One tin soldier.


One Tin soldier..

I have become a vulgar man. Once I had a young heart. Love didn’t darken my heart, love didn’t darken my mind. Life did.

He told the mirror in the tavern. I remember everything. I remember the beautiful faces of the kind women who tried to love me. I remember doing the Texas two-step. Feeling so damn happy.

Now in my dreams. I see the starvation in Africa, I remember finding the bodies of women and children in Bosnia. I remembering a river filled with bodies flowing and I couldn’t do a damn thing. I remember the mass graves in Africa filled with poor people forgotten. Us soldiers, we prayed for them. We knew. This wasn’t enough.

I remember the eyes of the people in the way of war, I remember the faces of the people who starved to death.

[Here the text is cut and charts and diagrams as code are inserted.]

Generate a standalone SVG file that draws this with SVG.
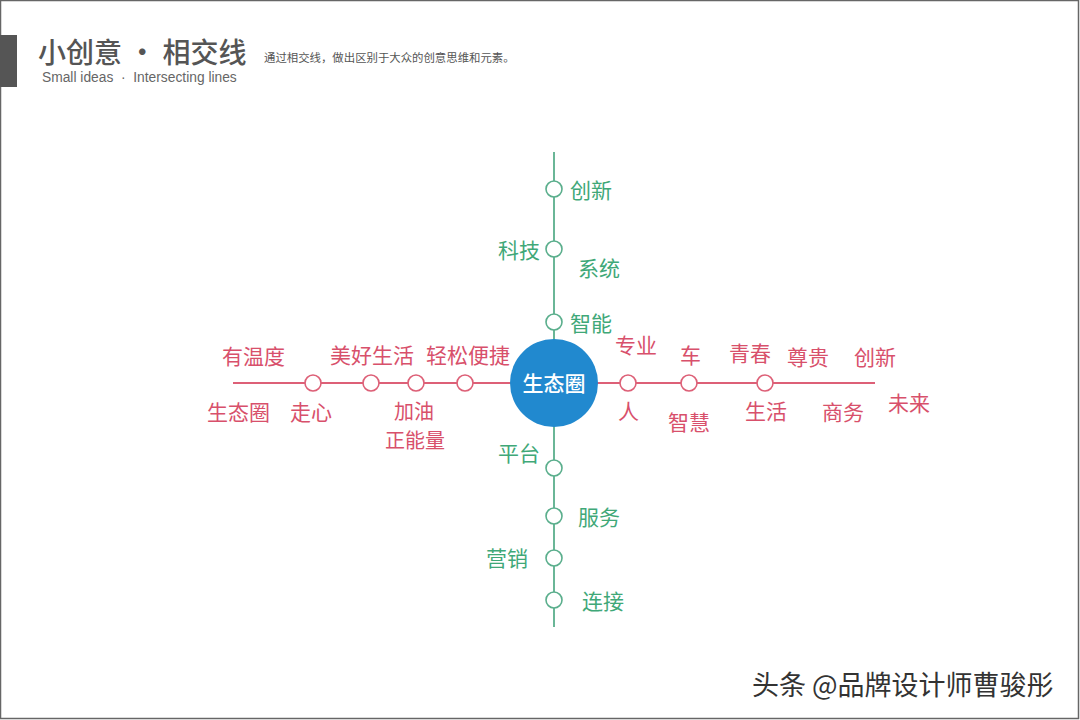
<svg xmlns="http://www.w3.org/2000/svg" width="1080" height="720" viewBox="0 0 1080 720">
<style>
text{font-family:"Noto Sans CJK SC","Noto Sans",sans-serif;}
.g{fill:#3fa878;font-size:21px;dominant-baseline:central;}
.r{fill:#d8506b;font-size:21px;dominant-baseline:central;}
.gn{fill:#fff;stroke:#5aae8c;stroke-width:1.6;}
.rn{fill:#fff;stroke:#dd6077;stroke-width:1.6;}
</style>
<rect x="0" y="0" width="1080" height="720" fill="#fff"/>
<rect x="0.5" y="0.5" width="1078" height="718" fill="none" stroke="#666" stroke-width="1.5"/>
<g id="header">
<rect x="0" y="35" width="17" height="52" fill="#555"/>
<text x="38" y="63" font-size="28" fill="#555" font-weight="500">小创意 · 相交线</text>
<text x="264" y="62" font-size="11.4" fill="#555">通过相交线，做出区别于大众的创意思维和元素。</text>
<text x="42" y="82" font-size="13.8" fill="#666" xml:space="preserve" style="font-family:'Liberation Sans',Arial,sans-serif;white-space:pre">Small ideas  ·  Intersecting lines</text>
</g>
<g id="connectors">
<line x1="554" y1="152" x2="554" y2="627" stroke="#5aae8c" stroke-width="1.8"/>
<line x1="233" y1="383" x2="875" y2="383" stroke="#dd6077" stroke-width="1.8"/>
</g>
<g id="v-nodes">
<circle class="gn" cx="554" cy="189" r="8"/>
<circle class="gn" cx="554" cy="249" r="8"/>
<circle class="gn" cx="554" cy="322" r="8"/>
<circle class="gn" cx="554" cy="468" r="8"/>
<circle class="gn" cx="554" cy="516" r="8"/>
<circle class="gn" cx="554" cy="558" r="8"/>
<circle class="gn" cx="554" cy="600" r="8"/>
</g>
<g id="h-nodes">
<circle class="rn" cx="313" cy="383" r="8"/>
<circle class="rn" cx="371" cy="383" r="8"/>
<circle class="rn" cx="416" cy="383" r="8"/>
<circle class="rn" cx="465" cy="383" r="8"/>
<circle class="rn" cx="628" cy="383" r="8"/>
<circle class="rn" cx="689" cy="383" r="8"/>
<circle class="rn" cx="765" cy="383" r="8"/>
</g>
<g id="center">
<circle cx="554" cy="383" r="44" fill="#2189cf"/>
<text x="554" y="382" font-size="21" fill="#fff" text-anchor="middle" dominant-baseline="central" font-weight="500">生态圈</text>
</g>
<g id="v-labels">
<text class="g" x="570" y="189">创新</text>
<text class="g" x="540" y="249" text-anchor="end">科技</text>
<text class="g" x="578" y="267">系统</text>
<text class="g" x="570" y="322">智能</text>
<text class="g" x="540" y="452" text-anchor="end">平台</text>
<text class="g" x="578" y="516">服务</text>
<text class="g" x="528" y="557" text-anchor="end">营销</text>
<text class="g" x="582" y="600">连接</text>
</g>
<g id="h-labels">
<text class="r" x="222" y="355">有温度</text>
<text class="r" x="330" y="354">美好生活</text>
<text class="r" x="426" y="354">轻松便捷</text>
<text class="r" x="207" y="411">生态圈</text>
<text class="r" x="290" y="411">走心</text>
<text class="r" x="394" y="410" style="font-size:20px">加油</text>
<text class="r" x="385" y="439" style="font-size:20px">正能量</text>
<text class="r" x="615" y="344">专业</text>
<text class="r" x="680" y="354">车</text>
<text class="r" x="729" y="352">青春</text>
<text class="r" x="787" y="356">尊贵</text>
<text class="r" x="854" y="356">创新</text>
<text class="r" x="618" y="410">人</text>
<text class="r" x="668" y="421">智慧</text>
<text class="r" x="745" y="410">生活</text>
<text class="r" x="822" y="411">商务</text>
<text class="r" x="888" y="402">未来</text>
</g>
<g id="watermark">
<text x="752" y="695" font-size="27" fill="#fff" stroke="#fff" stroke-width="3">头条 @品牌设计师曹骏彤</text>
<text x="752" y="695" font-size="27" fill="#333">头条 @品牌设计师曹骏彤</text>
</g>
</svg>
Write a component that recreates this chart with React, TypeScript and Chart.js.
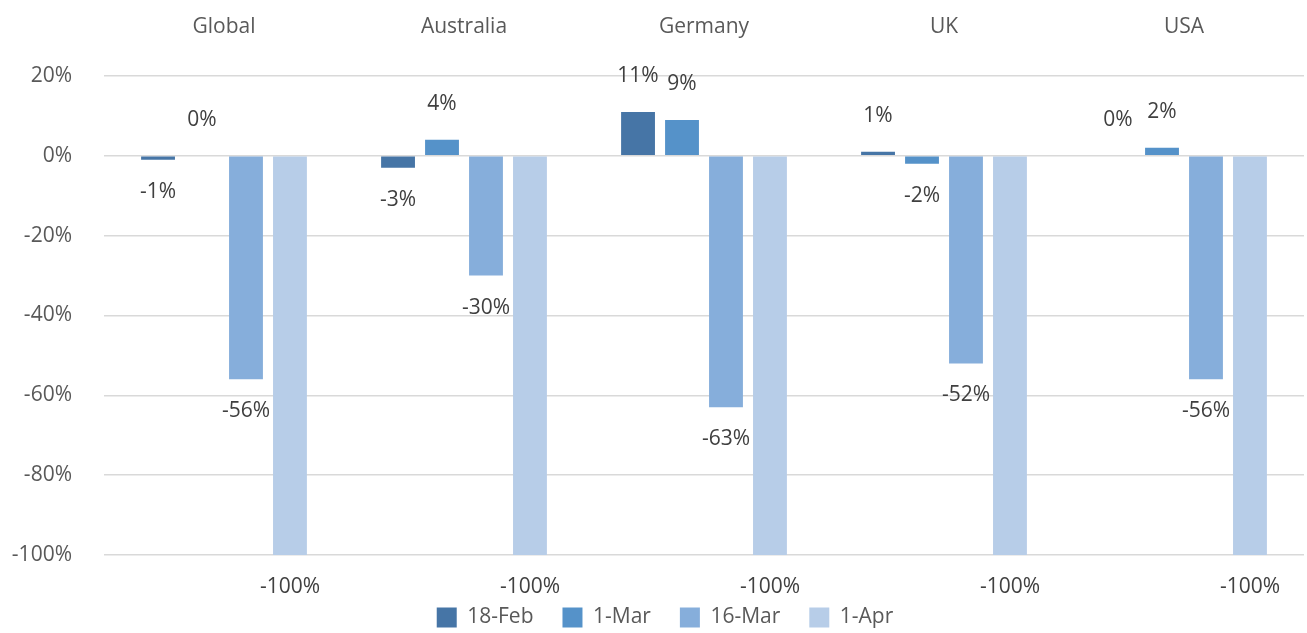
import React, { useEffect, useRef } from "react";
import { Chart, registerables } from "chart.js";

Chart.register(...registerables);

const categories = ["Global", "Australia", "Germany", "UK", "USA"];
const seriesNames = ["18-Feb", "1-Mar", "16-Mar", "1-Apr"];
const feb18 = [-1, -3, 11, 1, 0];
const mar1 = [0, 4, 9, -2, 2];
const mar16 = [-56, -30, -63, -52, -56];
const apr1 = [-100, -100, -100, -100, -100];
const yTicks = [20, 0, -20, -40, -60, -80, -100];
const colors = ["#4675A6", "#5592C9", "#86AEDB", "#B7CDE8"];

const FONT = "'Open Sans', sans-serif";

const labelPlugin = {
  id: "barLabels",
  afterLayout(chart: any) {
    if (chart.legend) {
      chart.legend.left += 26;
    }
  },
  afterDatasetsDraw(chart: any) {
    const ctx = chart.ctx;
    ctx.save();
    ctx.font = `21px ${FONT}`;
    ctx.fillStyle = "#404040";
    ctx.textAlign = "center";
    ctx.textBaseline = "middle";
    chart.data.datasets.forEach((ds: any, di: number) => {
      const meta = chart.getDatasetMeta(di);
      meta.data.forEach((bar: any, i: number) => {
        const v = ds.data[i];
        const y = v < 0 ? bar.y + 32 : bar.y - 36;
        ctx.fillText(`${v}%`, bar.x, y);
      });
    });
    ctx.restore();
  },
};

export default function App() {
  const ref = useRef<HTMLCanvasElement>(null);
  useEffect(() => {
    const data = [feb18, mar1, mar16, apr1];
    const chart = new Chart(ref.current!, {
      type: "bar",
      data: {
        labels: categories,
        datasets: seriesNames.map((n, i) => ({
          label: n,
          data: data[i],
          backgroundColor: colors[i],
          borderWidth: 0,
          categoryPercentage: 0.733,
          barPercentage: 0.77,
        })),
      },
      options: {
        animation: false,
        responsive: false,
        maintainAspectRatio: false,
        layout: { padding: { left: 0, right: 3, top: 0, bottom: 0 } },
        plugins: {
          tooltip: { enabled: false },
          legend: {
            position: "bottom",
            title: { display: true, text: "", padding: 0, font: { size: 23, lineHeight: 1 } },
            labels: {
              boxWidth: 20,
              boxHeight: 20,
              padding: 29,
              color: "#595959",
              font: { family: FONT, size: 21 },
            },
          },
        },
        scales: {
          x: {
            position: "top",
            grid: { display: false, drawTicks: false },
            border: { display: false },
            ticks: { color: "#595959", font: { family: FONT, size: 21 }, padding: 36 },
            afterFit(scale: any) {
              scale.height = 76;
            },
          },
          y: {
            min: -100,
            max: 20,
            grid: { color: "#D9D9D9", lineWidth: 1.5, drawTicks: false },
            border: { display: false },
            afterBuildTicks(scale: any) {
              scale.ticks = yTicks.map((v) => ({ value: v }));
            },
            ticks: {
              color: "#595959",
              font: { family: FONT, size: 21 },
              padding: 32,
              callback: (v: any) => `${v}%`,
            },
            afterFit(scale: any) {
              scale.width = 104;
            },
          },
        },
      },
      plugins: [labelPlugin],
    });
    return () => chart.destroy();
  }, []);
  return (
    <div style={{ position: "fixed", left: 0, top: 0, width: 1307, height: 638, background: "#fff" }}>
      <canvas ref={ref} width={1307} height={638} style={{ display: "block" }} />
    </div>
  );
}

I asked often. Where was God? I have fought with god for many years and he never answered. I question myself often. Was I just another Tin Soldier? I asked myself. Did I do enough? Or was I just a observer of shit, hate and blood.

Once I sought love and now I seek to forget. Become clean again. I followed my father to wars and I learn his sadness, I understand the heavy sadness in his face.

Now I burn sage and I pray for peace. They murdered 146 Russians at a concert in Russia. I searched out their faces and names. I prayed they found a better place. What men can do? Today damn wars, old hate had killed the kindness and hope in my world.

Mass murder in Palestine, the Ukraine/Russia war and the murder of over 1200 people murdered at a concert in Israel. The Tin soldier worry for his world. His grandchildren are sixteen now and the wars are alive and well.

The old man went to lake St. Clair and he asked the St. Clair de pobre. Please tell God. We had enough war, we had enough starvation and we had enough murder. Please heal my world.